Though the Kansas Public Employees Retirement System reported a 14.5 percent net return on investment last year, the fund's gap between assets and liabilities rose by $1 billion last year.
KPERS executive director Alan Conroy told state lawmakers Wednesday that deferred losses from the market collapse in 2008 are mostly to blame for the system's unfunded liability increase to $10.2 billion.
Conroy said the retirement system was funded in 2012 at 56.4 percent of future liability, down from 59.2 percent in 2011. He says the industry standard was to achieve 80 percent funding of pension systems. While a pension system falling into the 60 percent to 80 percent range is cause for concern, anything below 60 percent is a problem, Conroy added.
Over the past 25 years, the system has received an average annual return of 8 percent on its investments. Progress on fixing the unfunded liability hit a wall in 2008 when KPERS' returns fell 30 percent.
Last year, the Legislature and Gov. Sam Brownback pushed reforms that increased employee and employer contributions and added a cash balance plan in 2015 to help with the system's long-term solvency. The cash balance approach blends a 401(k)-style option with the traditional defined benefit pension.

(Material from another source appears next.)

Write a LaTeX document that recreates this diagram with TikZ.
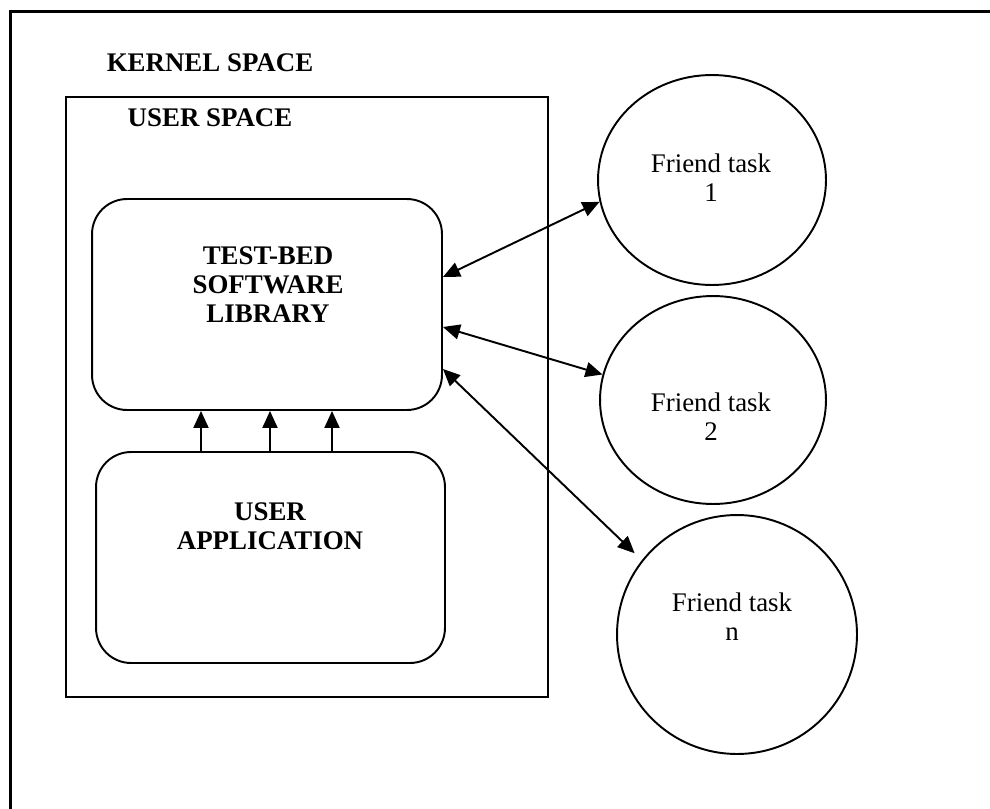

State lawmakers this year considered - but didn't embrace - the idea of converting KPERS to a 401(k)-style defined contribution plan. Lawmakers also considered issuing $1.5 billion in bonds to infuse KPERS with cash in an effort to inflate earnings and more quickly reduce the liability.
But Rep. Steven Johnson, an Assaria Republican, said that was off the table because rising interest rates on bond debt made it less appealing.
KPERS serves 156,000 active employees in state, local and school governments and 84,000 retirees.